Residual variance and residual standard error
^^^^^^^^^^^^^^^^^^^^^^^^^^^^^^^^^^^^^^^^^^^^^

The sum of squared residuals is

.. math:: \text{SSE} = \sum_{i=1}^n e_i^2.

We estimate :math:`\sigma^2` by

.. math::

   s_e^2 = \frac{\text{SSE}}{n - 2},

where ``n − 2`` reflects the two parameters we estimated.

In Python:

.. code-block:: python

   n = len(y)
   sse = np.sum(residuals ** 2)
   s2_e = sse / (n - 2)
   s_e = np.sqrt(s2_e)   # residual standard error

The residual standard error :math:`s_e` is in the same units as ``y``
(feet here). You can read it as:

   “Our fitted mean stopping distances are typically off by about
   :math:`s_e` feet.”

Decomposition of variation and :math:`R^2`
^^^^^^^^^^^^^^^^^^^^^^^^^^^^^^^^^^^^^^^^^^

We can decompose total variation in ``y`` into explained and unexplained parts:

.. math::

   \underbrace{\sum (y_i - \bar{y})^2}_{\text{SST}}
   =
   \underbrace{\sum (\hat{y}_i - \bar{y})^2}_{\text{SSReg}}
   +
   \underbrace{\sum (y_i - \hat{y}_i)^2}_{\text{SSE}}.

Then the **coefficient of determination** is

.. math::

   R^2 = \frac{\text{SSReg}}{\text{SST}}
       = 1 - \frac{\text{SSE}}{\text{SST}}.

Interpretation:

* :math:`R^2` is the **proportion of variation in ``y``** explained by the
  regression on ``x``.
* Values near 1 mean the line explains most of the variability;
  values near 0 mean the line explains little.

In Python:

.. code-block:: python

   sst = np.sum((y - y_bar) ** 2)
   ss_reg = np.sum((y_hat - y_bar) ** 2)
   r2 = ss_reg / sst   # or 1 - sse / sst

For the ``cars`` example, :math:`R^2` is around 0.65 – about 65% of the
variation in stopping distance is explained by speed alone.

7.5 Using ``statsmodels``: Python’s version of ``lm()``
-------------------------------------------------------

In R, we would write

.. code-block:: r

   cars <- datasets::cars
   fit  <- lm(dist ~ speed, data = cars)

   summary(fit)
   predict(fit, newdata = data.frame(speed = 8))

In Python, the closest equivalent is ``statsmodels``’ formula API:

.. code-block:: python

   import pandas as pd
   import statsmodels.formula.api as smf

   cars = pd.read_csv("data/cars.csv")

   model = smf.ols("dist ~ speed", data=cars).fit()

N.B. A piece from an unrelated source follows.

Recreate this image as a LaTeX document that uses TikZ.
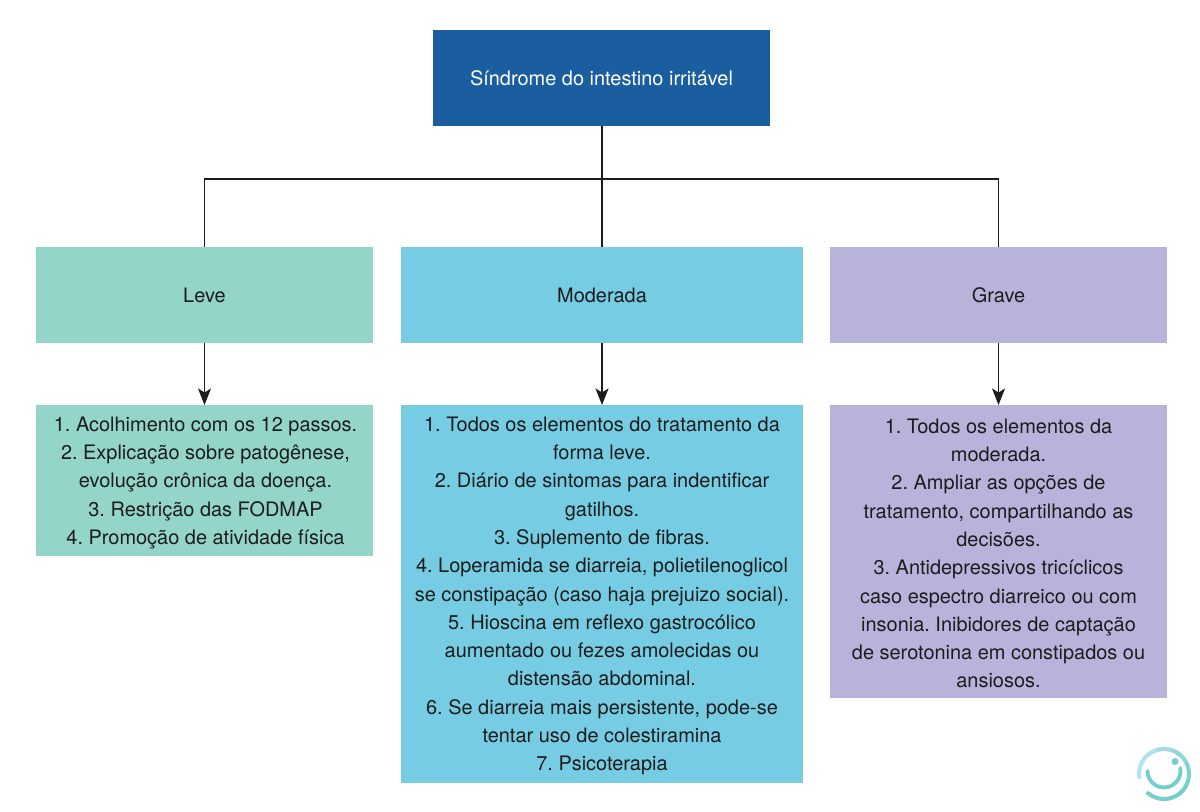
\documentclass[tikz,border=0pt]{standalone}
\usepackage{fontspec}
\setmainfont{TeX Gyre Heros}
\usepackage{xcolor}
\usetikzlibrary{arrows.meta,positioning}
\definecolor{sibTitle}{HTML}{1A5E9F}
\definecolor{sibLeve}{HTML}{93D5C8}
\definecolor{sibModerada}{HTML}{76CDE3}
\definecolor{sibGrave}{HTML}{B8B3DB}
\definecolor{ink}{HTML}{1C1C1C}
\definecolor{logoLight}{HTML}{B4E3F1}
\definecolor{logoTeal}{HTML}{74CFCB}

\begin{document}
\frenchspacing
\begin{tikzpicture}[>={Stealth[length=0.33cm,width=0.26cm,inset=0.08cm]},
  txt/.style={font=\fontsize{11.35}{16.1}\selectfont,text=ink,align=center},
  head/.style={txt,minimum height=1.92cm,inner sep=0pt},
  list/.style={txt,anchor=north,inner sep=0pt},
  link/.style={draw=ink,line width=0.7pt},
  logo/.style={line width=2.3pt,line cap=round}]
\useasboundingbox (0,0) rectangle (24,16.22);
% title
\node[head,fill=sibTitle,text=white,minimum width=6.74cm] (title) at (12.03,14.66) {Síndrome do intestino irritável};
% severity levels
\node[head,fill=sibLeve,minimum width=6.74cm] (leve) at (4.09,10.32) {Leve};
\node[head,fill=sibModerada,minimum width=8.04cm] (moderada) at (12.04,10.32) {Moderada};
\node[head,fill=sibGrave,minimum width=6.74cm] (grave) at (19.97,10.32) {Grave};
% treatment lists
\node[list,fill=sibLeve,minimum width=6.74cm,minimum height=3.02cm] (listaLeve) at (4.09,8.12) {};
\node[txt] (textoLeve) at (4.11,6.56) {1. Acolhimento com os 12 passos.\\
  2. Explicação sobre patogênese,\\
  evolução crônica da doença.\\
  3. Restrição das FODMAP\\
  4. Promoção de atividade física};
\node[list,fill=sibModerada,minimum width=8.04cm,minimum height=7.56cm] (listaModerada) at (12.04,8.12) {};
\node[txt] (textoModerada) at (12.04,4.3) {1. Todos os elementos do tratamento da\\
  forma leve.\\
  2. Diário de sintomas para indentificar\\
  gatilhos.\\
  3. Suplemento de fibras.\\
  4. Loperamida se diarreia, polietilenoglicol\\
  se constipação (caso haja prejuizo social).\\
  5. Hioscina em reflexo gastrocólico\\
  aumentado ou fezes amolecidas ou\\
  distensão abdominal.\\
  6. Se diarreia mais persistente, pode-se\\
  tentar uso de colestiramina\\
  7. Psicoterapia};
\node[list,fill=sibGrave,minimum width=6.74cm,minimum height=5.86cm] (listaGrave) at (19.97,8.12) {};
\node[txt] (textoGrave) at (19.97,5.15) {1. Todos os elementos da\\
  moderada.\\
  2. Ampliar as opções de\\
  tratamento, compartilhando as\\
  decisões.\\
  3. Antidepressivos tricíclicos\\
  caso espectro diarreico ou com\\
  insonia. Inibidores de captação\\
  de serotonina em constipados ou\\
  ansiosos.};
% connectors
\coordinate (bus) at (12.04,12.64);
\draw[link] (title.south -| bus) -- (moderada.north);
\draw[link] (bus) -| (leve.north);
\draw[link] (bus) -| (grave.north);
\draw[link,->] (leve) -- (listaLeve);
\draw[link,->] (moderada) -- (listaModerada);
\draw[link,->] (grave) -- (listaGrave);
% logo
\foreach \a/\c in {-90/100,-50/100,-10/100,30/85,70/60,110/35,150/10,188/0}
  \draw[logo,draw=logoTeal!\c!logoLight] (23.28,0.74) ++(\a:0.5) arc[start angle=\a,end angle=\a-40,radius=0.5];
\draw[logo,line width=2.2pt,draw=logoTeal] (22.95,0.8) arc[start angle=180,end angle=370,radius=0.33];
\node[circle,fill=logoTeal,inner sep=0pt,minimum size=0.14cm] (logoDot) at (23.5,0.99) {};
\end{tikzpicture}
\end{document}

   print(model.params)      # beta_0_hat and beta_1_hat
   print(model.rsquared)    # R^2
   print(model.summary())   # detailed regression table

   model.predict({"speed": [8, 21, 50]})

You should recognize many familiar quantities in the summary:

* coefficient estimates (:math:`\hat\beta_0`, :math:`\hat\beta_1`),
* their standard errors and t-statistics,
* :math:`R^2` and adjusted :math:`R^2`,
* residual standard error (called ``scale`` or ``sigma``).

Mapping R → Python
^^^^^^^^^^^^^^^^^^^

* ``lm(dist ~ speed, data=cars)`` → ``smf.ols("dist ~ speed", data=cars).fit()``
* ``coef(fit)`` → ``model.params``
* ``resid(fit)`` → ``model.resid``
* ``fitted(fit)`` → ``model.fittedvalues``
* ``summary(fit)`` → ``model.summary()``
* ``predict(fit, newdata=...)`` → ``model.predict(new_dataframe)``

7.6 Simulation: seeing SLR in action
------------------------------------

Simulation is a powerful way to *see* what a model means.

Suppose the **true** relationship is

.. math::

   Y = 5 - 2x + \varepsilon,
   \qquad \varepsilon \sim \mathcal{N}(0, 3^2).

We can simulate a dataset, fit a line, and compare estimates to truth:

.. code-block:: python

   import numpy as np
   import pandas as pd
   import statsmodels.formula.api as smf

   rng = np.random.default_rng(seed=1)

   n = 21
   beta0_true = 5.0
   beta1_true = -2.0
   sigma_true = 3.0

   x = np.linspace(0, 10, n)
   eps = rng.normal(loc=0.0, scale=sigma_true, size=n)
   y = beta0_true + beta1_true * x + eps

   sim = pd.DataFrame({"x": x, "y": y})

   fit = smf.ols("y ~ x", data=sim).fit()
   print(fit.params)

If you plot the data and overlay both lines (true and fitted), you will see that
the estimated line is close, but not perfect—that’s sampling variability.

This kind of simulation becomes even more useful in later chapters (e.g.,
to study confidence intervals, hypothesis tests, and power).

7.7 What you should take away
------------------------------

By the end of this chapter you should be comfortable with:

* thinking in terms of **models**:

  .. math:: Y = \beta_0 + \beta_1 X + \varepsilon,

  and “response = prediction + error”,

* interpreting the **slope** and **intercept** in context,
* computing least–squares estimates :math:`\hat\beta_0` and :math:`\hat\beta_1`,
* computing and interpreting **residuals**, **SSE**, **residual standard error**,
* interpreting :math:`R^2` as “fraction of variance explained,”
* using ``statsmodels`` in Python as the counterpart of R’s ``lm()``:

  .. code-block:: python

     model = smf.ols("dist ~ speed", data=cars).fit()
     model.summary()
     model.predict({"speed": [10, 20]})

In later PyStatsV1 chapters, we will:

* extend SLR to **multiple** regression,
* build models with **transformed** predictors (e.g., quadratic terms),
* and connect regression more formally to **inference** (tests and confidence
  intervals).

If any of the algebra feels fuzzy, focus first on the **pictures** and the
Python code; the formulas will slowly become familiar as you keep applying them
to real datasets.